Sneaky COMEX Rule Changes
July 9, 2020
By Patrick A. Heller
The COMEX began trading gold futures contracts shortly after it was again legal for Americans to own gold at the beginning of 1975. An explicit purpose for setting up this gold exchange was to help manage the price of gold.
By the fall of 1976, the price of gold had been pushed down from close to $200 per ounce to just over $100. As most readers know, gold then went on a tear, eventually peaking over $800 in January 1980.
Over the decades, the COMEX has implemented rules changes that had the effect of restraining gold prices. Here are a few examples.
When gold was peaking in 1980, the COMEX added a rule that prohibited anyone who owned a contract from selling it to any party except the brokerage firms who were trying to cover their short positions. Since the short sellers were aware of this rule, they reduced their bids, a move that helped end the rise in gold prices.

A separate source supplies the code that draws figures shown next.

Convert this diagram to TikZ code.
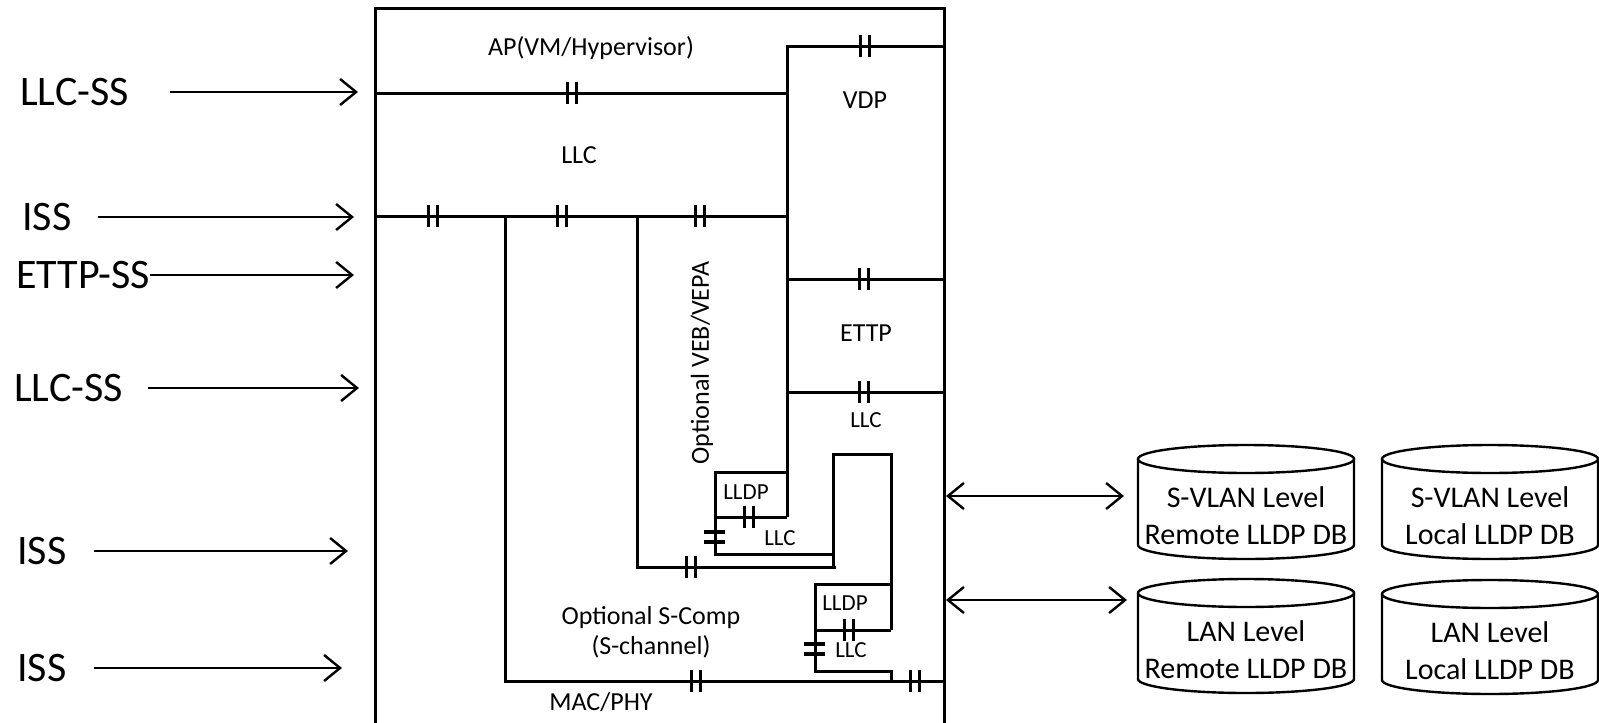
\documentclass[tikz,border=0pt]{standalone}
\usepackage{fontspec}
\setmainfont{Carlito}
\usepackage{tikz}
\usetikzlibrary{arrows.meta, positioning, shapes.geometric, calc}

\begin{document}
\begin{tikzpicture}[x=1pt, y=-1pt,
  wall/.style={line width=3pt},
  brk/.style={line width=3.2pt},
  arr/.style={line width=2.4pt, -{Straight Barb[length=16pt, width=26pt]}},
  dbl/.style={line width=2.4pt, {Straight Barb[length=16pt, width=26pt]}-{Straight Barb[length=16pt, width=26pt]}},
  side/.style={font=\fontsize{42}{48}\selectfont, inner sep=0pt, anchor=west},
  lbl/.style={font=\fontsize{26}{30}\selectfont, inner sep=0pt},
  sml/.style={font=\fontsize{23}{26}\selectfont, inner sep=0pt},
  db/.style={minimum width=216pt, minimum height=86pt, inner sep=0pt, outer sep=0pt,
             align=center, font=\fontsize{30}{37}\selectfont},
  dbline/.style={line width=2.4pt},
]
  \useasboundingbox (0,0) rectangle (1599,723);
  % --- outer frame and layer lines ---
  \draw[wall] (375,723) -- (375,8) -- (944,8) -- (944,723);
  \draw[wall] (375,93) -- (787,93);
  \draw[wall] (787,517) -- (787,46) -- (944,46);
  \draw[wall] (375,216) -- (787,216);
  \draw[wall] (505,216) -- (505,681) -- (944,681);
  \draw[wall] (637,216) -- (637,567) -- (836,567);
  \draw[wall] (787,279) -- (944,279);
  \draw[wall] (787,392) -- (944,392);
  % LLDP over LLC, VEB side
  \draw[wall] (787,472) -- (715,472) -- (715,554) -- (833,554);
  \draw[wall] (715,517) -- (787,517);
  % S-Comp side
  \draw[wall] (833,567) -- (833,454) -- (891,454) -- (891,630);
  \draw[wall] (891,584) -- (815,584) -- (815,671) -- (891,671) -- (891,681);
  \draw[wall] (815,630) -- (891,630);
  % --- service access points (double bars) ---
  \foreach \x/\y in {572/93, 865/46, 433/216, 562/216, 700/216, 864/279, 864/392,
                     749/517, 691/567, 849/630, 696/681, 915/681}{
    \draw[brk] (\x-4.7,\y-11) -- (\x-4.7,\y+11) (\x+4.7,\y-11) -- (\x+4.7,\y+11);
  }
  \foreach \x/\y in {715/537, 815/649}{
    \draw[brk] (\x-11,\y-5) -- (\x+10,\y-5) (\x-11,\y+5) -- (\x+10,\y+5);
  }
  % --- layer names ---
  \node[lbl] (ap) at (591,48) {AP(VM/Hypervisor)};
  \node[lbl] (vdp) at (865,100) {VDP};
  \node[lbl] (llcTop) at (579,155) {LLC};
  \node[lbl] (ettp) at (866,333) {ETTP};
  \node[sml] (llcEttp) at (866,420) {LLC};
  \node[lbl, rotate=90] (veb) at (702,363) {Optional VEB/VEPA};
  \node[sml] (lldpVeb) at (746,492) {LLDP};
  \node[sml] (llcVeb) at (780,538) {LLC};
  \node[sml] (lldpSc) at (845,603) {LLDP};
  \node[sml] (llcSc) at (851,650) {LLC};
  \node[lbl, align=center] (scomp) at (651,632) {Optional S-Comp\\(S-channel)};
  \node[lbl] (mac) at (601,702) {MAC/PHY};
  % --- interfaces on the left ---
  \foreach \n/\txt/\xl/\y/\g/\xe in {ls1/LLC-SS/20/92/41/358, is1/ISS/22/217/26/354,
      es1/ETTP-SS/16/275/0/354, ls2/LLC-SS/14/388/25/359,
      is2/ISS/17/551/27/348, is3/ISS/17/668/27/342}{
    \node[side] (\n) at (\xl,\y) {\txt};
    \coordinate (\n-in) at (\xe,\y);
    \draw[arr] ([xshift=\g pt]\n.east) -- (\n-in);
  }
  % --- LLDP databases (node = cylinder body, drum drawn round it) ---
  \def\rx{108}\def\ry{14}
  \node[db] (svr) at (1246,516) {S-VLAN Level\\Remote LLDP DB};
  \node[db] (svl) at (1490,516) {S-VLAN Level\\Local LLDP DB};
  \node[db] (lnr) at (1246,650) {LAN Level\\Remote LLDP DB};
  \node[db] (lnl) at (1490,651) {LAN Level\\Local LLDP DB};
  \foreach \db in {svr, svl, lnr, lnl}{
    \draw[dbline] ($(\db.north west)+(0,-\ry)$) -- ($(\db.south west)+(0,-\ry)$)
      arc[start angle=180, end angle=0, x radius=\rx, y radius=\ry]
      -- ($(\db.north east)+(0,-\ry)$);
    \draw[dbline] ($(\db.north)+(0,-\ry)$) ellipse[x radius=\rx, y radius=\ry];
  }
  \coordinate (pv) at (944,496);
  \coordinate (pl) at (944,600);
  \draw[dbl, shorten <=2pt, shorten >=14pt] (pv) -- (pv -| svr.west);
  \draw[dbl, shorten <=2pt, shorten >=11pt] (pl) -- (pl -| lnr.west);
\end{tikzpicture}
\end{document}
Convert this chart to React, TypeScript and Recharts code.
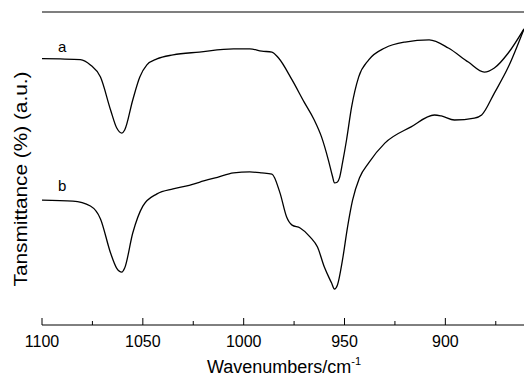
import { LineChart, Line, XAxis, YAxis, ReferenceLine } from 'recharts';

// wavenumber (cm-1) and transmittance (a.u.)
const waveA = [1100, 1091, 1081, 1076, 1071, 1066, 1063, 1060.4, 1059, 1055, 1051.5, 1048, 1043, 1035, 1022, 1005, 997, 991, 986, 982.7, 976, 970, 965, 961.4, 958, 956, 955, 953.5, 952.5, 951, 949, 946.5, 943, 938, 930, 920, 908, 898.5, 888.6, 880.7, 875.7, 868.8, 861];
const valuesA = [85.1, 85.0, 84.8, 83.1, 79.2, 68.7, 63.0, 61.3, 62.3, 71.9, 79.2, 83.1, 85.0, 86.3, 87.2, 88.2, 88.2, 87.5, 87.2, 85.3, 78.3, 71.2, 65.5, 60.1, 52.7, 47.6, 45.4, 45.7, 47.0, 51.8, 59.1, 69.6, 79.2, 84.7, 88.5, 90.4, 91.1, 88.5, 84.0, 80.8, 82.1, 86.9, 94.6];

const waveB = [1100, 1084.7, 1076, 1071, 1066, 1063, 1060.4, 1059, 1055, 1050, 1043, 1035, 1027, 1022, 1013, 1005, 997, 991, 986, 982, 978.7, 976, 972, 967, 963.4, 960, 956.4, 955, 953.5, 951, 948.5, 946, 942.6, 938, 930, 917, 905.4, 902, 895.5, 885.6, 882, 875.7, 868.8, 861];
const valuesB = [39.9, 39.6, 38.0, 33.9, 23.0, 18.2, 16.9, 18.2, 29.4, 38.0, 41.9, 43.5, 44.6, 45.6, 47.2, 48.6, 48.9, 48.6, 48.2, 42.2, 34.5, 31.9, 31.0, 28.1, 24.9, 18.5, 13.4, 11.5, 12.8, 20.8, 31.3, 39.9, 47.0, 51.8, 58.1, 63.3, 67.1, 66.8, 65.5, 66.1, 67.1, 74.1, 82.4, 94.6];

const xTicks = [1100, 1075, 1050, 1025, 1000, 975, 950, 925, 900, 875];

const seriesA = waveA.map((w, i) => ({ w, t: valuesA[i] }));
const seriesB = waveB.map((w, i) => ({ w, t: valuesB[i] }));

const FONT = 'Liberation Sans, Arial, sans-serif';

const BottomTick = (props: any) => {
  const { x, y, payload } = props;
  const major = payload.value % 50 === 0;
  return (
    <g>
      <line x1={x} y1={y} x2={x} y2={y - (major ? 7 : 4)} stroke="#000" strokeWidth={1} />
      {major && (
        <text x={x} y={y + 22} textAnchor="middle" fontSize={16} fontFamily={FONT} fill="#000">
          {payload.value}
        </text>
      )}
    </g>
  );
};

export default function App() {
  return (
    <div style={{ position: 'absolute', left: 0, top: 0, width: 524, height: 376, background: '#fff' }}>
      <LineChart width={524} height={376} margin={{ top: 12, right: 0, bottom: 0, left: 42 }}>
        <XAxis
          type="number"
          dataKey="w"
          domain={[861, 1100]}
          reversed
          ticks={xTicks}
          interval={0}
          tickSize={0}
          tickMargin={0}
          tick={<BottomTick />}
          height={51}
          axisLine={{ stroke: '#000' }}
          allowDataOverflow
        />
        <YAxis type="number" domain={[0, 100]} width={0} tick={false} tickLine={false} axisLine={{ stroke: '#000' }} />
        <ReferenceLine y={100} stroke="#000" strokeWidth={1.2} />
        <Line data={seriesA} dataKey="t" type="monotone" stroke="#000" strokeWidth={1.3} dot={false} isAnimationActive={false} />
        <Line data={seriesB} dataKey="t" type="monotone" stroke="#000" strokeWidth={1.3} dot={false} isAnimationActive={false} />
        <text x={58} y={52} fontSize={15} fontFamily={FONT} fill="#000">a</text>
        <text x={58} y={191} fontSize={15} fontFamily={FONT} fill="#000">b</text>
        <text x={284} y={373} textAnchor="middle" fontSize={18} fontFamily={FONT} fill="#000">
          Wavenumbers/cm<tspan fontSize={11} dy={-8}>-1</tspan>
        </text>
        <text
          x={27}
          y={179}
          transform="rotate(-90 27 179)"
          textAnchor="middle"
          fontSize={18}
          fontFamily={FONT}
          fill="#000"
          textLength={215}
          lengthAdjust="spacingAndGlyphs"
        >
          Tansmittance (%) (a.u.)
        </text>
      </LineChart>
    </div>
  );
}
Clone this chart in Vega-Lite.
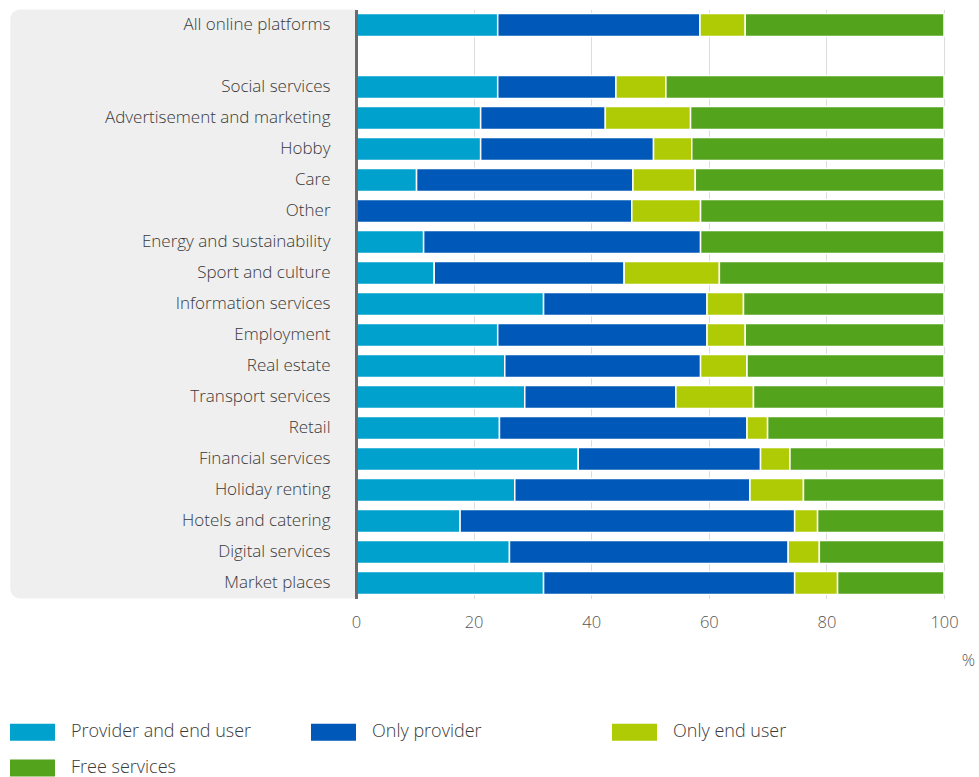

The COMEX either raises or lowers the margin requirements for long and short traders who use leverage in their trading. If investors are buying contracts on margin, they might be forced to liquidate if margin cash requirements are increased. This has the effect of stemming demand for such contracts at the same time that it increases contracts put up for sale.
Conversely, if the COMEX wants to encourage more short selling of contracts to halt rising prices or to push down prices, it can lower the margin requirements. This has occurred numerous times at key points in a market cycle.
Ever since it started trading gold futures contracts, the only kinds of gold inventory counted by the COMEX were physical bars in their bonded warehouses. These bars were classified as either “registered,” which meant that they were available to deliver against contracts, or they were “eligible,” which meant that they were not available to deliver against contracts. However, because they were already in a COMEX warehouse, these bars were eligible, at the option of the bars’ owners, to be reclassified as registered. Then, late last year, as a blatant attempt to bailout HSBC, the COMEX began to allow “pledged” gold as part of inventories in COMEX warehouses, even though no physical gold was actually there.
In March this year, when faced with a shortage of 100 ounce bars to deliver against maturing gold contracts, the COMEX added a new “Gold Enhanced Delivery” contract for 400 ounces which could be fulfilled by delivering any combination of kilogram, 100 ounce, or 400 ounce bars.
Also in March 2020, the COMEX created a new means of settling a maturing a 100 ounce gold contract called for delivery. Instead of delivering the bar, cash, shares in an exchange traded fund, or exchange for physical, the short sellers could deliver a new form of paper gold called “Accumulated Certificates of Exchange (ACE). These ACEs reflected partial ownership of a 400 ounce gold bar. In theory, someone could acquire four ACEs and turn them in to demand a 400 ounce gold bar. There was only one problem with that alternative because the COMEX had no 400 ounce gold bars in its warehouses at the time this option was established.
For almost the entire history of the COMEX gold contracts, the only bars that qualified for delivery against maturing contracts called for delivery where those fabricated by companies currently certified as meeting COMEX quality standards. In a sneaky move, the COMEX recently expanded the bars eligible to deliver against maturing contracts by declaring that bars with hallmarks of any fabricator who at any time had been approved for COMEX deliveries were acceptable. That means, for example, that bar brands such as Elemetal and Republic Metals, businesses no longer in operation, could be delivered. This rule change effectively increased the inventory in COMEX warehouses that qualified for delivery.
Over the decades that the COMEX has traded gold contracts, virtually every time there was a rule change, the net effect was to help hold down prices. As the price of gold reached its highest prices since September 2011 this week, don’t be surprised if the COMEX creates or changes rules to seek a similar result.